Título: Sacramentado
Autor: Ilimar Frnaco
Fonte: O Globo, 19/10/2005, O GLOBO, p. 2

O destino do ex-chefe da Casa Civil José Dirceu (PT-SP) foi decidido ontem pelo relator de seu processo no Conselho de Ética, o deputado Júlio Delgado (PSB-MG). E, a menos que o Supremo Tribunal Federal o socorra, na próxima semana o plenário da Câmara votará o pedido de cassação de seu mandato por quebra do decoro parlamentar. Será uma decisão simbólica.

Os líderes da oposição avaliam que essa votação demonstrará a existência, ou não, e a consistência de um eventual acordo entre o PT e o PP para salvarem os seus da degola.
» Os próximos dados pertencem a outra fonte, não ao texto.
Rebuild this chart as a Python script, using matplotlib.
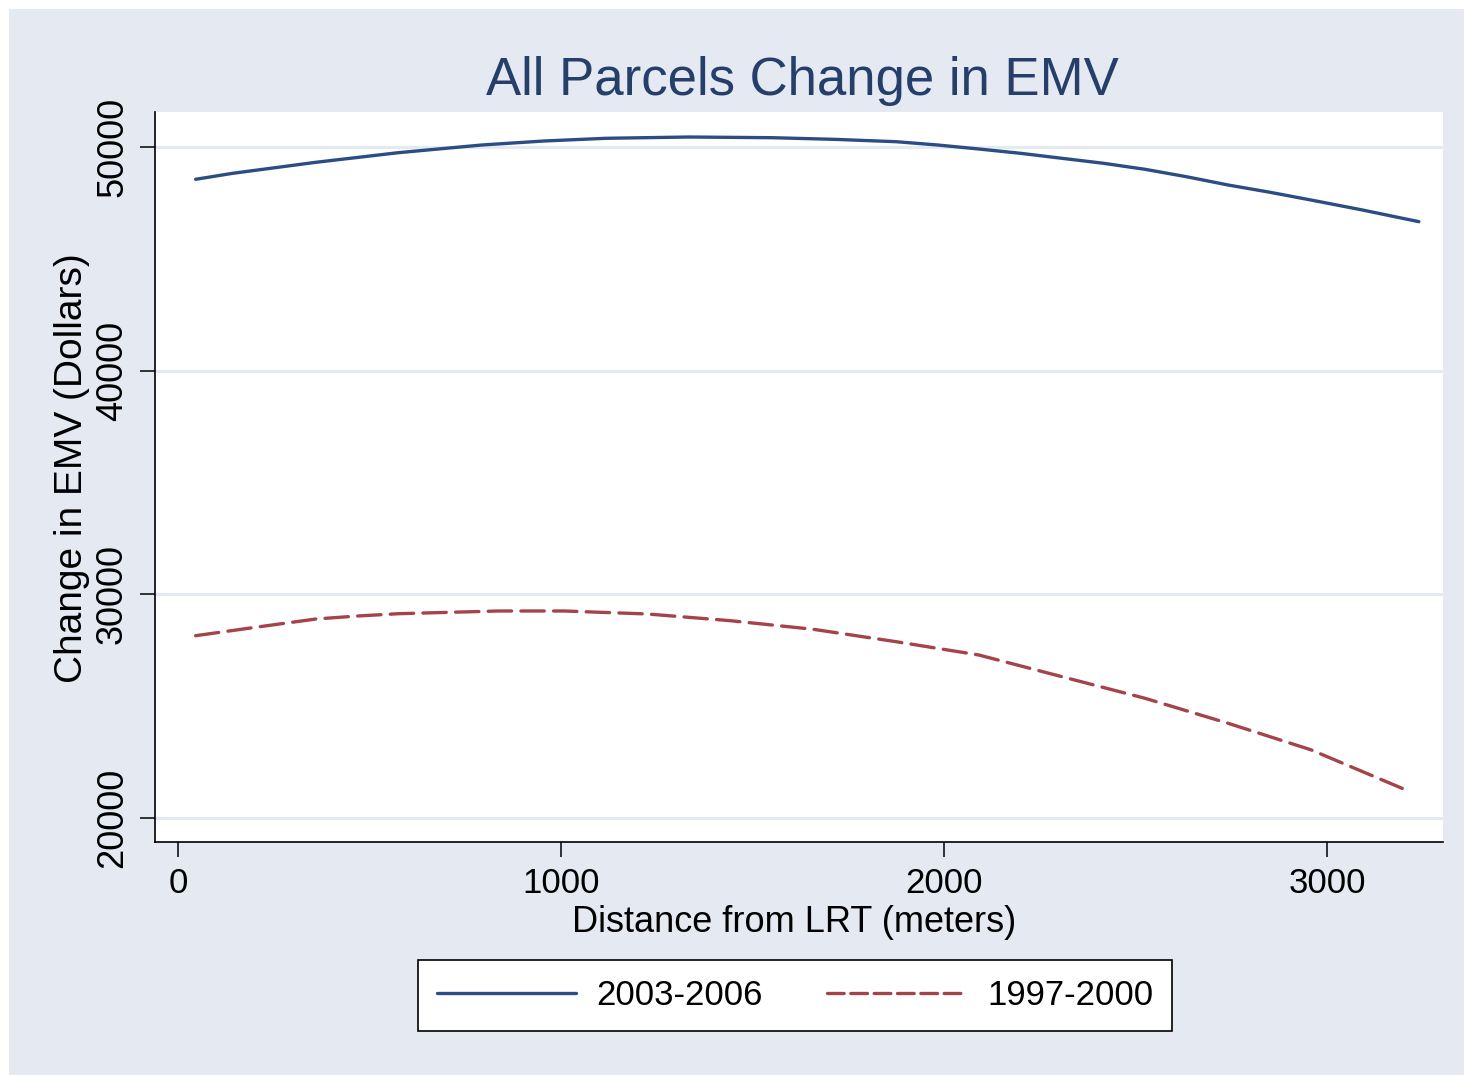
import numpy as np
import matplotlib
matplotlib.use("Agg")
import matplotlib.pyplot as plt
from matplotlib.patches import Rectangle
from matplotlib.lines import Line2D

plt.rcParams['font.family'] = ['Liberation Sans', 'DejaVu Sans']

# values
dist_new = [46, 143, 360, 576, 793, 955, 1117, 1334, 1551, 1713, 1875, 1984, 2091,
            2200, 2308, 2417, 2525, 2633, 2742, 2850, 2958, 3088, 3240]
emv_new = [48556, 48824, 49316, 49747, 50089, 50268, 50389, 50447, 50416, 50343, 50237, 50089, 49911,
           49718, 49495, 49271, 49003, 48672, 48301, 47980, 47631, 47200, 46661]

dist_old = [46, 208, 360, 468, 576, 836, 1009, 1226, 1442, 1659, 1875, 2091, 2308, 2525, 2742, 2958, 3217]
emv_old = [28150, 28540, 28897, 29030, 29134, 29255, 29255, 29121, 28822, 28437, 27883, 27288, 26318,
           25352, 24234, 23050, 21176]

labels = ['2003-2006', '1997-2000']
xticks = [0, 1000, 2000, 3000]
yticks = [20000, 30000, 40000, 50000]

bg = '#E5E9F2'
navy = '#2c4c84'
maroon = '#a4444a'

W, H = 1464, 1075
fig = plt.figure(figsize=(W / 100, H / 100), dpi=100, facecolor='white')
fig.patches.append(Rectangle((9 / W, 0), 1, 1 - 9 / H, transform=fig.transFigure,
                             facecolor=bg, edgecolor='none', zorder=-10))

ax = fig.add_axes([155 / W, 1 - 842 / H, (1443 - 155) / W, (842 - 112) / H])
ax.set_facecolor('white')

ax.plot(dist_new, emv_new, color=navy, lw=2.4, solid_capstyle='round', solid_joinstyle='round', zorder=3)
ax.plot(dist_old, emv_old, color=maroon, lw=2.4, dashes=(7, 2.8), dash_capstyle='round', zorder=3)

ax.set_xlim(-60, 3303)
ax.set_ylim(18927, 51565)
ax.set_xticks(xticks)
ax.set_yticks(yticks)
ax.set_yticklabels([str(v) for v in yticks], rotation=90, va='center')
ax.tick_params(axis='both', direction='out', length=11, width=1.1, color='black')
ax.tick_params(axis='x', labelsize=25, pad=7)
ax.tick_params(axis='y', labelsize=26, pad=7)
ax.grid(axis='y', color=bg, lw=2.3)
ax.set_axisbelow(True)
for s in ['top', 'right']:
    ax.spines[s].set_visible(False)
for s in ['left', 'bottom']:
    ax.spines[s].set_linewidth(1.2)

fig.text(802 / W, 1 - 95 / H, 'All Parcels Change in EMV', ha='center', va='baseline',
         fontsize=38, color='#263f6a')
fig.text(794 / W, 1 - 932 / H, 'Distance from LRT (meters)', ha='center', va='baseline',
         fontsize=26, color='black')
fig.text(72 / W, 1 - 468 / H, 'Change in EMV (Dollars)', ha='center', va='center',
         rotation=90, fontsize=28, color='black')

handles = [Line2D([], [], color=navy, lw=2.4, solid_capstyle='round'),
           Line2D([], [], color=maroon, lw=2.4, dashes=(5, 2), dash_capstyle='round')]
leg = fig.legend(handles, labels, loc='center', bbox_to_anchor=(795 / W, 1 - 995.5 / H),
                 ncol=2, fontsize=25, frameon=True, fancybox=False, framealpha=1,
                 edgecolor='black', handlelength=4.0, handletextpad=0.6,
                 columnspacing=1.85, borderpad=0.55)
leg.get_frame().set_linewidth(1.2)

fig.savefig('out.png', dpi=100, facecolor=fig.get_facecolor())
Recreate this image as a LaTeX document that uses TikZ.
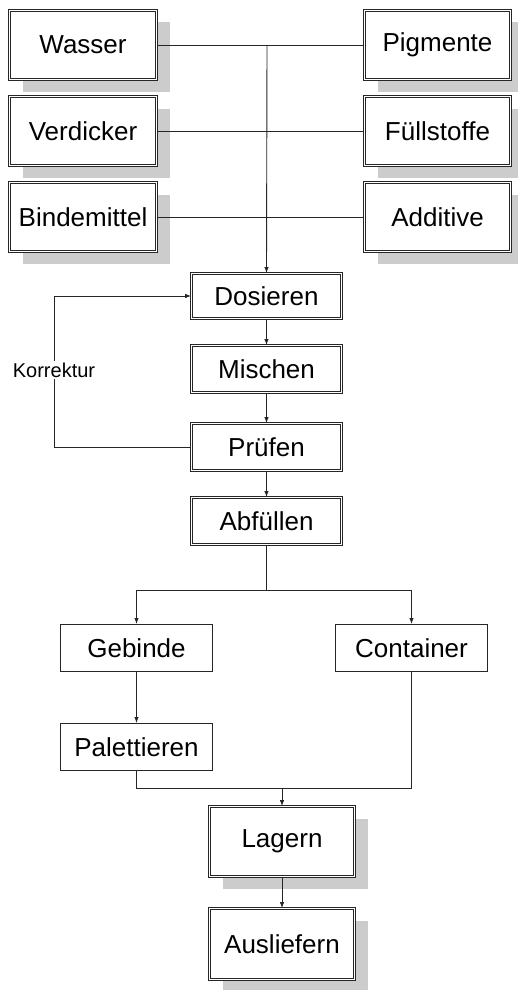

Para a oposição, a condenação de Dirceu será a prova de que a CPI dos Correios chegou a resultados concretos na investigação de desvio de recursos públicos no governo Lula. Por fim, o placar dilatado ou apertado na votação para cassar o mandato de Dirceu sinalizará o ânimo da Casa em relação aos demais, que serão julgados nos próximos meses. Mas aliados do governo acreditam que, cassado o mandato de Dirceu, não haverá ânimo para salvar da punição outros petistas.

Os petistas estão divididos sobre a cassação do mandato de Dirceu. Alguns avaliam que ela aplacará a sede de sangue da oposição e que, dessa forma, seu sacrifício será o preço a pagar para esvaziar a crise. Mas para muitos petistas a cassação representará a perda do líder que construiu um PT pragmático, capaz de vencer os medos do mercado, pavimentando a vitória do presidente Luiz Inácio Lula da Silva em 2002.

O deputado José Dirceu não tem ilusões quanto ao que lhe aguarda. Sabe que perderá seu mandato. Sua única preocupação é caracterizar que está sendo vítima de um julgamento político e negar seu envolvimento com atos de corrupção. Ontem, após receber a sentença, lamentou que o PT só esteja acordando agora para o fato de que o que está em jogo é o poder. E comentou que é vítima de sua obra e do mito que permitiu que se criasse em torno de sua figura pública. Mitos que foram explorados com maestria pelo relator, quando colocou em dúvida a versão de Dirceu que, a despeito de seu poder e influência, alega em sua defesa que desconhecia as atividades da direção petista.